Apple has reportedly disabled blood oxygen sensing in the Apple Watch Series 9 and Ultra 2 on newly imported units to work around the ITC’s import ban.
Both the blood oxygen sensor and app are at the heart of Apple’s legal troubles with Masimo. This medical startup accused the iPhone maker of lifting its patented technology for the Apple Watch Series 9 and Apple Watch Ultra 2 models.
This doesn’t affect existing stocks of the Apple Watch Series 9 and Ultra 2 with the feature enabled. However, new units imported into the country will have blood oxygen sensing turned off. Again, this applies only in the United States. In other parts of the world, those devices continue to offer blood oxygen sensing.
The Apple Watch Series 9 and Ultra 2 are currently available because Apple was successful in staying the ban on December 27 while it was making its appeal.

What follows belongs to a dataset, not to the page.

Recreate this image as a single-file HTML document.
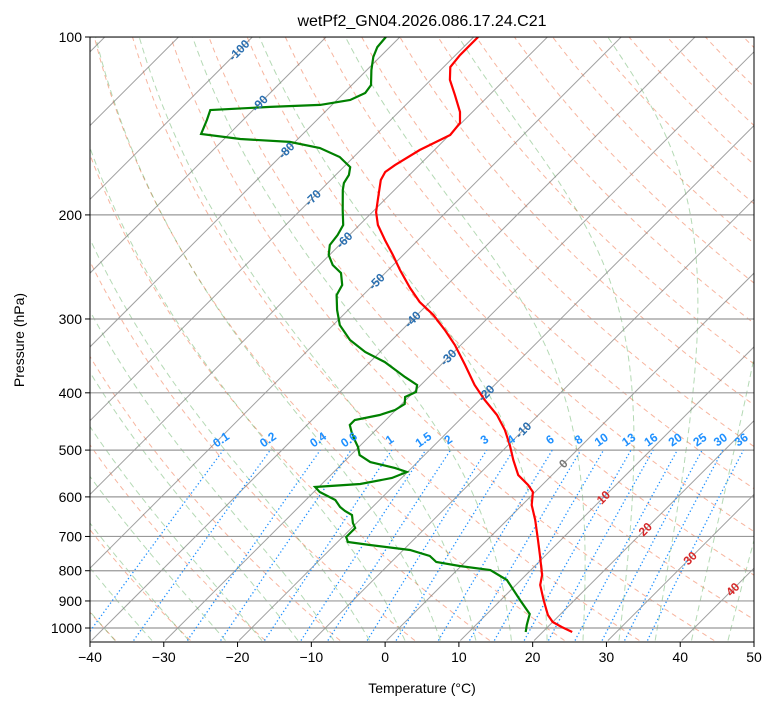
<!DOCTYPE html>
<html><head><meta charset="utf-8"><style>
body{margin:0;background:#fff;}
svg text{font-family:"Liberation Sans","DejaVu Sans",sans-serif;}
</style></head><body>
<svg id="chart" width="775" height="708" xmlns="http://www.w3.org/2000/svg">
<defs><clipPath id="clip"><rect x="90" y="37" width="664" height="605"/></clipPath></defs>
<rect x="0" y="0" width="775" height="708" fill="#fff"/>
<g id="bg" clip-path="url(#clip)"></g>
<g id="prof" clip-path="url(#clip)"></g>
<g id="labels"></g>
<rect x="90" y="37" width="664" height="605" fill="none" stroke="#000" stroke-width="1"/>
<g id="axes"></g>
<text x="422" y="26" font-size="16" text-anchor="middle">wetPf2_GN04.2026.086.17.24.C21</text>
<text x="422" y="693" font-size="14" text-anchor="middle">Temperature (°C)</text>
<text x="24" y="340" font-size="14" text-anchor="middle" transform="rotate(-90 24 340)">Pressure (hPa)</text>
</svg>
<script>
const tempP=[100,107.3,112.4,118.2,125.3,133.9,139.8,146.5,155.3,164.7,169.2,174.6,188.7,197.8,208,220.6,233.8,247.9,265.9,280.8,295.3,313.1,332,358.9,388,411.4,436.1,462.4,490.2,519.6,551,572.8,588.6,619.2,656.5,709.9,752.6,782.5,813.5,845.9,896.8,950.6,976.8,996.1,1015.8];
const tempT=[-69.4,-69.4,-69.1,-67.4,-64.7,-61.7,-60.2,-59.9,-62.0,-63.3,-63.7,-63.2,-60.9,-59.5,-57.5,-54.5,-51.4,-48.4,-44.6,-41.4,-37.8,-34.2,-30.8,-26.7,-22.7,-19.3,-15.6,-12.5,-9.8,-7.3,-4.6,-1.9,-0.3,1.3,3.8,6.9,9.2,10.7,12.2,13.3,15.8,18.4,20.0,21.9,24.0];
const dewP=[100,104,108.1,113.7,120.6,124.4,127.8,130.3,131.3,132.9,138.2,145.9,148.8,150.5,154.1,159.6,166,171.2,176.6,181.5,196.2,208,216.3,224.9,233.8,243.1,250.8,262.8,273.3,289.7,307.2,325.6,341.2,354.8,376.2,388,398.7,406.6,417.8,427.7,436.1,444.7,453.5,466.1,480.8,494.1,509.8,523.9,536.3,544.5,557.5,570.6,577.4,588.6,607.3,624.1,633.9,643.8,664.2,677.4,701.5,715.3,723.8,737.9,755.4,773.3,785.5,797.8,829.5,896.8,946.9,988.3,1015.8];
const dewT=[-81.9,-81.7,-80.9,-79.4,-77.4,-77.1,-78.2,-81.6,-88.1,-95.8,-94.9,-93.8,-87.8,-80.7,-75.8,-71.9,-69.1,-68.2,-67.8,-67.0,-64.3,-62.2,-61.6,-61.3,-60.1,-58.2,-56.0,-54.2,-53.6,-51.5,-49.1,-45.7,-42.0,-38.0,-33.2,-30.5,-29.7,-30.5,-29.6,-30.1,-31.5,-34.2,-34.2,-33.0,-31.5,-30.1,-28.8,-26.4,-22.2,-20.1,-21.3,-24.8,-30.5,-29.2,-26.0,-24.4,-23.2,-21.7,-20.5,-19.5,-19.5,-18.6,-15.2,-9.1,-5.6,-3.9,-0.2,4.5,8.1,12.6,15.8,16.9,17.7];
const xTicks=[-40,-30,-20,-10,0,10,20,30,40,50];
const pTicks=[100,200,300,400,500,600,700,800,900,1000];
const mixW=[0.1,0.2,0.4,0.6,1,1.5,2,3,4,6,8,10,13,16,20,25,30,36];
const isoLabelT=[-100,-90,-80,-70,-60,-50,-40,-30,-20,-10,0,10,20,30,40];
const isoLabelP=[105.3,129.5,155.6,187.1,220.6,259.3,300.5,348.4,400.5,462.4,527.1,601.2,680.8,762.0,860.3];

const NS="http://www.w3.org/2000/svg";
const L=90,R=754,T0=37,B=642,PX=664/90;
function Y(p){return T0+591*Math.log10(p/100);}
function X(t,p){return L+(t+40)*PX+(B-Y(p));}
function mk(tag,attrs,parent){const e=document.createElementNS(NS,tag);for(const k in attrs)e.setAttribute(k,attrs[k]);parent.appendChild(e);return e;}
function pathD(pts){return pts.map((q,i)=>(i?'L':'M')+q[0].toFixed(1)+','+q[1].toFixed(1)).join('');}
const bg=document.getElementById('bg'),prof=document.getElementById('prof'),lab=document.getElementById('labels'),ax=document.getElementById('axes');
const plevs=[];for(let p=1050;p>=95;p-=5)plevs.push(p);

// dry adiabats
for(let th=-160;th<=250;th+=10){const pts=plevs.map(p=>[X((th+273.15)*Math.pow(p/1000,0.286)-273.15,p),Y(p)]);
const e=mk('path',{d:pathD(pts),fill:'none',stroke:'#f07850','stroke-opacity':0.55,'stroke-width':1,'stroke-dasharray':'5,4'},bg);

}
// moist adiabats
function es(tc){return 6.112*Math.exp(17.67*tc/(tc+243.5));}
function moist(t0){const Rd=287.04,cp=1005.7,Lv=2.501e6,eps=0.622;
function dTdp(p,T){const rs=eps*es(T-273.15)/(p-es(T-273.15));return (Rd*T+Lv*rs)/(p*(cp+Lv*Lv*rs*eps/(Rd*T*T)));}
const res={};let T=t0+273.15;res[1000]=T;
for(let p=1000;p>95;p-=1){T-=dTdp(p,T);if((p-1)%5===0)res[p-1]=T;}
T=t0+273.15;for(let p=1000;p<1050;p+=1){T+=dTdp(p,T);if((p+1)%5===0)res[p+1]=T;}
return plevs.filter(p=>res[p]!==undefined).map(p=>[X(res[p]-273.15,p),Y(p)]);}
for(let t=-45;t<=45;t+=5){const e=mk('path',{d:pathD(moist(t)),fill:'none',stroke:'#3a9a3a','stroke-opacity':0.38,'stroke-width':1,'stroke-dasharray':'6,4'},bg);

}
// isotherms
for(let t=-170;t<=50;t+=10){const e=mk('line',{x1:X(t,1050),y1:Y(1050),x2:X(t,100),y2:Y(100),stroke:'#777','stroke-opacity':0.7,'stroke-width':1},bg);

}
// isobars
pTicks.forEach(p=>{const e=mk('line',{x1:L,y1:Y(p),x2:R,y2:Y(p),stroke:'#999','stroke-width':1.2},bg);

});
// mixing lines
function tdw(w,p){const e=w*p/(622+w);const l=Math.log(e/6.112);return 243.5*l/(17.67-l);}
mixW.forEach(w=>{const pts=plevs.filter(p=>p>=500).map(p=>[X(tdw(w,p),p),Y(p)]);
const e=mk('path',{d:pathD(pts),fill:'none',stroke:'#1e90ff','stroke-width':1.3,'stroke-dasharray':'1.3,2.5'},bg);


const x=X(tdw(w,500),500),y=443;
const t=mk('text',{x:x,y:y,'font-size':12,'font-weight':'bold',fill:'#1e90ff','text-anchor':'middle',transform:'rotate(-35 '+x+' '+y+')'},lab);t.textContent=String(w);

});
// isotherm labels
isoLabelT.forEach((tv,i)=>{const p=isoLabelP[i];const x=X(tv,p),y=Y(p);
const col=tv<0?'#2a6fb0':(tv===0?'#777':'#d62728');
const t=mk('text',{x:x,y:y+4,'font-size':12,'font-weight':'bold',fill:col,'text-anchor':'middle',transform:'rotate(-45 '+x+' '+y+')'},lab);t.textContent=String(tv);

});
// profiles
const tp=mk('path',{d:pathD(tempP.map((p,i)=>[X(tempT[i],p),Y(p)])),fill:'none',stroke:'#ff0000','stroke-width':2.2},prof);


const dp=mk('path',{d:pathD(dewP.map((p,i)=>[X(dewT[i],p),Y(p)])),fill:'none',stroke:'#008000','stroke-width':2.2},prof);


// axes ticks
xTicks.forEach(t=>{const x=L+(t+40)*PX;mk('line',{x1:x,y1:B,x2:x,y2:B+5,stroke:'#000'},ax);
const e=mk('text',{x:x,y:B+20,'font-size':14,'text-anchor':'middle'},ax);e.textContent=(t<0?'\u2212'+(-t):String(t));

});
pTicks.forEach(p=>{const y=Y(p);mk('line',{x1:L-5,y1:y,x2:L,y2:y,stroke:'#000'},ax);
const e=mk('text',{x:L-8,y:y+5,'font-size':14,'text-anchor':'end'},ax);e.textContent=String(p);

});
</script>
</body></html>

Apple thwarts the ITC’s import ban by disabling blood oxygen sensing
No public release of the filing is available to protect confidential information, but 9to5Mac has spotted a Monday filing from Massimo where the company claims that Apple’s “redesign” was enough to work around the ITC’s import ban.
Concretely, the filing points out that the Exclusion Order Enforcement Branch of the Customs and Border Protection agency decided on January 12 that “Apple’s redesign falls outside the scope of the remedial orders in the ITC investigation underlying Apple’s appeal.”
Masimo also wrote that Apple claims that “its Redesigned Watch products definitely (1) do not contain pulse oximetry functionality.”
The filing doesn’t clarify what changes Apple has made to skirt the import ban, but it’s almost certainly a software change to disable blood oxygen sensing on the Apple Watch Series 9 and Apple Watch Ultra 2.